Disaster Recovery for Mission Critical Applications Using the AWS Elastic Disaster Recovery

Setting up Disaster Recovery as a Service (DRaaS) is pivotal for organizations looking to mitigate the adverse impacts of unforeseen disasters. This comprehensive guide delves into establishing a robust DRaaS framework using AWS Elastic Disaster Recovery for mission critical applications. It is structured around two fundamental DRaaS metrics: Recovery Point Objective (RPO) and Recovery Time Objective (RTO), which essentially measure the tolerable thresholds for data loss and operational downtime, respectively.

Understanding RPO and RTO

RPO refers to the maximum duration of data loss an organization can withstand post-disaster. It is a backward-looking metric, stretching from the disaster occurrence point. For example, a financial services firm handling numerous transactions would require a near-zero RPO due to the high cost of data loss, whereas a small business with less critical data might manage with a longer RPO, tolerating the loss of several hours’ worth of emails.

RTO, conversely, looks forward, estimating the time required to restore business operations to their pre-disaster state. This includes the restoration of servers, databases, and access to critical applications. The RTO is crucial for evaluating the direct and indirect costs associated with downtime, ranging from lost sales on a major shopping day to the productivity impacts on various departments.
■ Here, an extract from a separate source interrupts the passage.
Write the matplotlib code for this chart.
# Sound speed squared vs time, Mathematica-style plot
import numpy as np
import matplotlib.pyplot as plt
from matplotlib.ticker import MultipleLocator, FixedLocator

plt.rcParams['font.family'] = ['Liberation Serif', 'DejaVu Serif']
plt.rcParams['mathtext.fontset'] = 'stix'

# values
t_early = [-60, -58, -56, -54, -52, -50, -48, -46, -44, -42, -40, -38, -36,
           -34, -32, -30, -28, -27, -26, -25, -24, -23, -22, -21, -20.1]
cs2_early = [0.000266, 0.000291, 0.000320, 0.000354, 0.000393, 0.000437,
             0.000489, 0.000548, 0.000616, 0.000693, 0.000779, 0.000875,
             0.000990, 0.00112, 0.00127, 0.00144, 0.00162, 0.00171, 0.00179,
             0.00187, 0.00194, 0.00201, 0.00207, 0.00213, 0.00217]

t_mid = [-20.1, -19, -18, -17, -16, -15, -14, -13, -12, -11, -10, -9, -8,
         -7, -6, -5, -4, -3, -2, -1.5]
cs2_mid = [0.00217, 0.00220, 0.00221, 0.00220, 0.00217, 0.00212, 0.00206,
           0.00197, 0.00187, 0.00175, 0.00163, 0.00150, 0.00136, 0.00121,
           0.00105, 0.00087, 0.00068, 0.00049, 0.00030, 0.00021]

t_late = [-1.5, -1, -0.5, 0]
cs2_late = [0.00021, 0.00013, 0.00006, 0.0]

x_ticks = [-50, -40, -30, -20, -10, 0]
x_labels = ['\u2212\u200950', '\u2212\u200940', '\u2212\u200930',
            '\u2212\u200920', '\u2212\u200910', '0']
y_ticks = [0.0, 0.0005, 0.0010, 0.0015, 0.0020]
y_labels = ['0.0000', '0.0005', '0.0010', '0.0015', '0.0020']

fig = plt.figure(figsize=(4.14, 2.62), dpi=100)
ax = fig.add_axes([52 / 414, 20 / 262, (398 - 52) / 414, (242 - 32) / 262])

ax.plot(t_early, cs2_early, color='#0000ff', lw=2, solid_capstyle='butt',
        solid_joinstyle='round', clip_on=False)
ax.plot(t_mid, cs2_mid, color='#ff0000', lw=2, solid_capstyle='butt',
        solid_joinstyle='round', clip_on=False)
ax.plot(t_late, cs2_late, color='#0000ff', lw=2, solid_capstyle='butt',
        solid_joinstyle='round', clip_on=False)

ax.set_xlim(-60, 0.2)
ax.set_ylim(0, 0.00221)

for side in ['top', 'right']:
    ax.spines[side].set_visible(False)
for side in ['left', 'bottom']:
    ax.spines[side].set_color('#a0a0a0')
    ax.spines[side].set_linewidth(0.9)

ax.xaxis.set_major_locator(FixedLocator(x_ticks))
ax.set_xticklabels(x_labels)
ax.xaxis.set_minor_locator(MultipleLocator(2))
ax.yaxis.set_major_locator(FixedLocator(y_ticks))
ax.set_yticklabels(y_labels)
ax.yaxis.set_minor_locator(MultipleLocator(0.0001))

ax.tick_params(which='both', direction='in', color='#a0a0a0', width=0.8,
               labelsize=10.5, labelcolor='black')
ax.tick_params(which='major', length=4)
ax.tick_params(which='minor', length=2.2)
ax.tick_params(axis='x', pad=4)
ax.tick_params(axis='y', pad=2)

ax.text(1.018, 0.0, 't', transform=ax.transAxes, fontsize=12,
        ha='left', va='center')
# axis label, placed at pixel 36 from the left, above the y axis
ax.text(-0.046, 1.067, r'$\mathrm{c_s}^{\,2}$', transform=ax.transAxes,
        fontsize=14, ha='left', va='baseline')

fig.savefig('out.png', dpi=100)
Disaster Recovery for Mission Critical Applications Using AWS Elastic Disaster Recovery

Organizations requiring a disaster recovery plan that ensures minimal downtime and data loss for their mission critical applications can turn to AWS Elastic Disaster Recovery which offers a solution that supports fast, reliable recovery for on-premises and cloud-based applications. By leveraging affordable storage options and minimal compute resources, it provides an efficient DR setup.

Key Components and Prerequisites

To implement this DR strategy, certain prerequisites must be met:

– Active AWS Account: Essential for accessing AWS services.
– Mission Critical Applications running on Oracle Database, Microsoft SQL Server, or IBM DB2 must be operational on an Amazon EC2 instance in one AWS Region.
– AWS IAM Role: Necessary for configuring Elastic Disaster Recovery.
– Network Configuration: Must align with Elastic Disaster Recovery’s connectivity requirements.
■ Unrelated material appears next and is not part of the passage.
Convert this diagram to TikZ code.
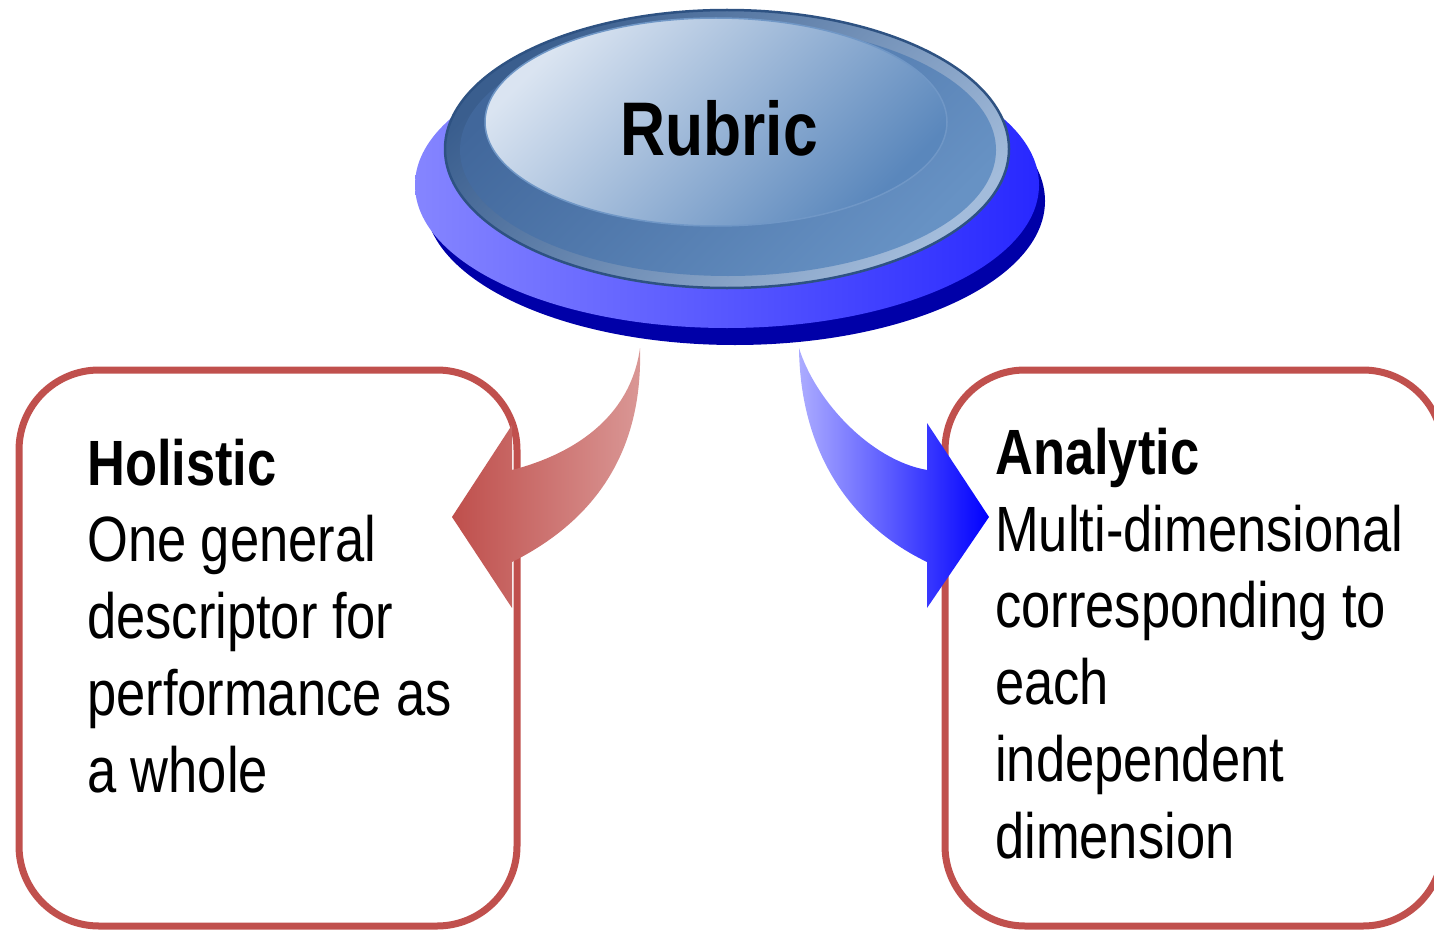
\documentclass[tikz,border=0pt]{standalone}
\usepackage{fontspec}
\setmainfont{Liberation Sans}[FakeStretch=0.82]
\definecolor{boxred}{HTML}{C0504D}
\definecolor{arrowredL}{HTML}{BF4F4C}
\definecolor{arrowredR}{HTML}{DA9896}
\definecolor{arrowblueL}{HTML}{ACACFF}
\definecolor{arrowblueM}{HTML}{8A8AFF}
\definecolor{arrowblueR}{HTML}{0000FF}
\definecolor{diskdark}{HTML}{0000A8}
\definecolor{diskL}{HTML}{8585FF}
\definecolor{diskR}{HTML}{2828FF}
\definecolor{btnA}{HTML}{3A5E8E}
\definecolor{btnB}{HTML}{A3BCDB}
\definecolor{btnline}{HTML}{2E5282}
\definecolor{bandA}{HTML}{41679B}
\definecolor{bandB}{HTML}{6792C4}
\definecolor{faceA}{HTML}{DAE4F1}
\definecolor{faceB}{HTML}{5A87BC}
\definecolor{faceline}{HTML}{7097C6}
\begin{document}
\begin{tikzpicture}[x=1pt,y=-1pt,
  box/.style={draw=boxred, line width=7pt, rounded corners=80pt,
    minimum width=498pt, minimum height=556pt, inner sep=0pt, fill=white},
  bodytext/.style={font=\fontsize{64}{76.7}\selectfont, align=left,
    anchor=base west, inner sep=0pt},
  titletext/.style={font=\fontsize{76}{90}\selectfont\bfseries, anchor=base, inner sep=0pt},
  redarrow/.style={left color=arrowredL, right color=arrowredR},
  bluearrow/.style={left color=arrowblueL, middle color=arrowblueM, right color=arrowblueR},
]
\useasboundingbox (0,0) rectangle (1434,931);
\clip (0,0) rectangle (1434,931);

% boxes
\node[box] (holistic) at (268,648) {};
\node[box] (analytic) at (1194,648) {};

% base disk
\fill[diskdark] (735,201) ellipse [x radius=310pt, y radius=144pt];
\path[left color=diskL, right color=diskR] (727,185) ellipse [x radius=312pt, y radius=143pt];

% button
\path[draw=btnline, line width=2.5pt, top color=btnA, bottom color=btnB, shading angle=45]
  (727,149) ellipse [x radius=282pt, y radius=139pt];
\path[top color=bandA, bottom color=bandB, shading angle=45]
  (728,150) ellipse [x radius=268pt, y radius=126pt];
\path[draw=faceline, line width=1.5pt, top color=faceA, bottom color=faceB, shading angle=45]
  (716,122) ellipse [x radius=231pt, y radius=104pt];
\node[titletext] (rubric) at (719,155) {Rubric};

% curved arrows
\path[redarrow] (640,348) .. controls (643,455) and (592,522) .. (512,562)
  -- (512,608) -- (452,517) -- (512,425) -- (512,470)
  .. controls (570,455) and (630,420) .. (640,348) -- cycle;
\path[bluearrow] (799,348) .. controls (815,400) and (870,460) .. (927,470)
  -- (927,423) -- (989,517) -- (927,608) -- (927,562)
  .. controls (840,520) and (800,440) .. (799,348) -- cycle;

% texts (anchor = baseline of the last line)
\node[bodytext] (holtext) at (87,792)
  {\textbf{Holistic}\\One general\\descriptor for\\performance as\\a whole};
\node[bodytext] (anatext) at (995,858)
  {\textbf{Analytic}\\Multi-dimensional\\corresponding to\\each\\independent\\dimension};
\end{tikzpicture}
\end{document}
Limitations include the incompatibility with Amazon RDS (except for using Amazon’s cross-Region copy functionality) and a cap on the number of servers that can be replicated using Elastic Disaster Recovery in a single AWS account.

The Pilot Light Strategy

This DR strategy involves maintaining a minimal version of the environment, ready to be scaled up in a disaster. Initially, a replication server is set up to mirror data from the source database, with the actual database server provisioned only upon initiating a DR drill. This approach significantly reduces costs by avoiding the need for a continuously running database server in the DR site.
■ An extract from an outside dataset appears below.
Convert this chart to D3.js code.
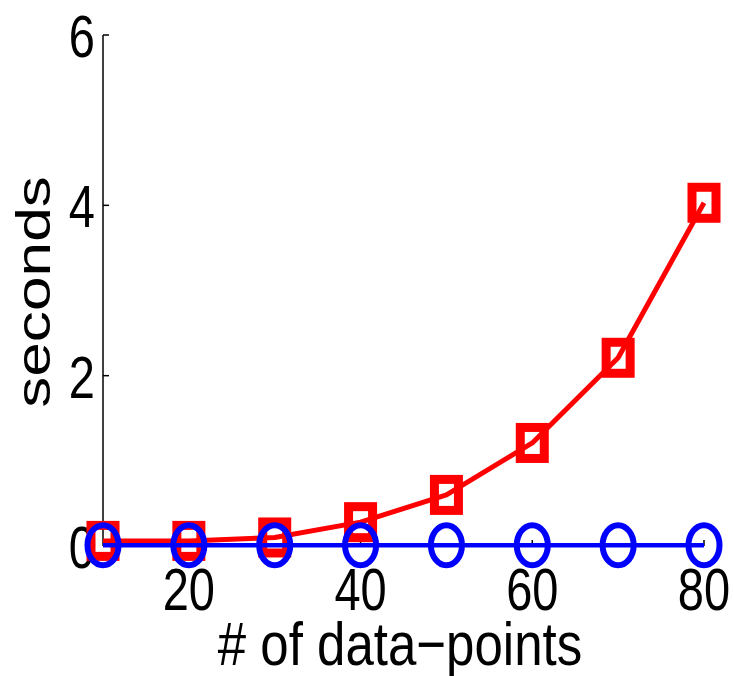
<!DOCTYPE html>
<html>
<head>
<meta charset="utf-8">
<script src="https://cdn.jsdelivr.net/npm/d3@7"></script>
<style>
  body { margin: 0; background: #fff; }
  text { font-family: "Liberation Sans", Arial, sans-serif; fill: #000; }
</style>
</head>
<body>
<svg id="chart" width="734" height="676"></svg>
<script>
// data
var dataPoints = [10, 20, 30, 40, 50, 60, 70, 80];
var redSeconds = [0.06, 0.06, 0.1, 0.28, 0.6, 1.21, 2.21, 4.03];
var blueSeconds = [0.01, 0.01, 0.01, 0.01, 0.01, 0.01, 0.01, 0.01];
var xTicks = [20, 40, 60, 80];
var yTicks = [0, 2, 4, 6];

var svg = d3.select("#chart");
var stretch = 1.27; // figure is stretched vertically

var x = d3.scaleLinear().domain([10, 80]).range([103, 704]);
var y = d3.scaleLinear().domain([0, 6]).range([546, 35]);

// axes (MATLAB style, box off, ticks inward)
var axes = svg.append("g").attr("class", "axes");
axes.append("line")
  .attr("x1", x(10)).attr("x2", x(10))
  .attr("y1", y(0)).attr("y2", y(6))
  .attr("stroke", "#000").attr("stroke-width", 1.5);
axes.append("line")
  .attr("x1", x(10)).attr("x2", x(80))
  .attr("y1", y(0)).attr("y2", y(0))
  .attr("stroke", "#000").attr("stroke-width", 1.5);

axes.selectAll("line.ytick")
  .data(yTicks)
  .enter().append("line")
  .attr("class", "ytick")
  .attr("x1", x(10)).attr("x2", x(10) + 6)
  .attr("y1", function(d) { return y(d); })
  .attr("y2", function(d) { return y(d); })
  .attr("stroke", "#000").attr("stroke-width", 1.5);

axes.selectAll("line.xtick")
  .data(xTicks)
  .enter().append("line")
  .attr("class", "xtick")
  .attr("x1", function(d) { return x(d); })
  .attr("x2", function(d) { return x(d); })
  .attr("y1", y(0)).attr("y2", y(0) - 6)
  .attr("stroke", "#000").attr("stroke-width", 1.5);

axes.selectAll("text.ylab")
  .data(yTicks)
  .enter().append("text")
  .attr("class", "ylab")
  .attr("text-anchor", "end")
  .attr("font-size", 47)
  .attr("transform", function(d) {
    return "translate(95," + (y(d) + 22) + ") scale(1," + stretch + ")";
  })
  .text(function(d) { return d; });

axes.selectAll("text.xlab")
  .data(xTicks)
  .enter().append("text")
  .attr("class", "xlab")
  .attr("text-anchor", "middle")
  .attr("font-size", 47)
  .attr("transform", function(d) {
    return "translate(" + x(d) + ",610) scale(1," + stretch + ")";
  })
  .text(function(d) { return d; });

svg.append("text")
  .attr("text-anchor", "middle")
  .attr("font-size", 51)
  .attr("transform", "translate(400,665) scale(1,1.2)")
  .text("# of data\u2212points");

svg.append("text")
  .attr("text-anchor", "middle")
  .attr("font-size", 49)
  .attr("transform", "translate(50,292) rotate(-90) scale(" + stretch + ",1)")
  .text("seconds");

var line = d3.line()
  .x(function(d, i) { return x(dataPoints[i]); })
  .y(function(d) { return y(d); });

// red series with square markers
svg.append("path")
  .datum(redSeconds)
  .attr("d", line)
  .attr("fill", "none")
  .attr("stroke", "#ff0000")
  .attr("stroke-width", 5)
  .attr("stroke-linejoin", "round");

svg.selectAll("rect.sq")
  .data(redSeconds)
  .enter().append("rect")
  .attr("class", "sq")
  .attr("x", function(d, i) { return x(dataPoints[i]) - 12; })
  .attr("y", function(d) { return y(d) - 15.5; })
  .attr("width", 24)
  .attr("height", 31)
  .attr("fill", "none")
  .attr("stroke", "#ff0000")
  .attr("stroke-width", 9);

// blue series with circle markers
svg.append("path")
  .datum(blueSeconds)
  .attr("d", line)
  .attr("fill", "none")
  .attr("stroke", "#0000ff")
  .attr("stroke-width", 4.5);

svg.selectAll("ellipse.circ")
  .data(blueSeconds)
  .enter().append("ellipse")
  .attr("class", "circ")
  .attr("cx", function(d, i) { return x(dataPoints[i]); })
  .attr("cy", function(d) { return y(d); })
  .attr("rx", 15.5)
  .attr("ry", 20)
  .attr("fill", "none")
  .attr("stroke", "#0000ff")
  .attr("stroke-width", 6);
</script>
</body>
</html>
Configuring AWS Elastic Disaster Recovery

Setting up involves creating an IAM role for Elastic Disaster Recovery and configuring the network as per the connectivity requirements. The process includes:

– Replication Network Setup: Establishing your primary AWS Region and identifying the DR Region.
– RPO and RTO Determination: Defining your tolerance levels for data loss and downtime.
– Replication Server Initialization: Starting with a smaller instance for replication, which can be scaled up for recovery operations.

Implementing DR with AWS Elastic Disaster Recovery

The implementation process entails several key steps:

1. Installation of the AWS Replication Agent: Crucial for initiating data replication from the source servers.
2. Continuous Data Replication: Ensures the DR site’s data mirrors the primary site up to the last replication point.
3. Launch Settings Configuration: For recovery instances, including instance type, security settings, and network configurations.
4. DR Drill Initiation: Testing the recovery process without affecting the production environment or ongoing replication.

Failover and Failback Processes

A successful DR plan includes detailed failover and failback procedures, ensuring business continuity:

Failover: Involves redirecting traffic from the primary system to the DR system.

Failback: Reverses the process, bringing operations back to the primary system after recovery.

Optimization and Automation

For your mission critical application, optimization might include database management strategies, like moving file share objects into the database, to streamline the recovery process. Automation, using tools like AWS Lambda or AWS Step Functions, can significantly reduce the manual effort required in the failover and failback processes.

Best Practices

Adhering to best practices ensures the DR strategy is both effective and efficient:

– Regular Testing: Conducting DR drills to ensure the system works as expected.
– Monitoring: Keeping an eye on the replication process and the health of the DR setup.
– Documentation: Maintaining detailed documentation of the DR plan, including roles, responsibilities, and procedures.

Conclusion

Implementing disaster recovery for Mission Critical applications using AWS Elastic Disaster Recovery requires careful planning and consideration of various factors including RPO and RTO, application architecture, and AWS services. By following the outlined steps and best practices, organizations can establish a resilient DRaaS solution that minimizes downtime and data loss, ensuring business continuity in the face of disasters.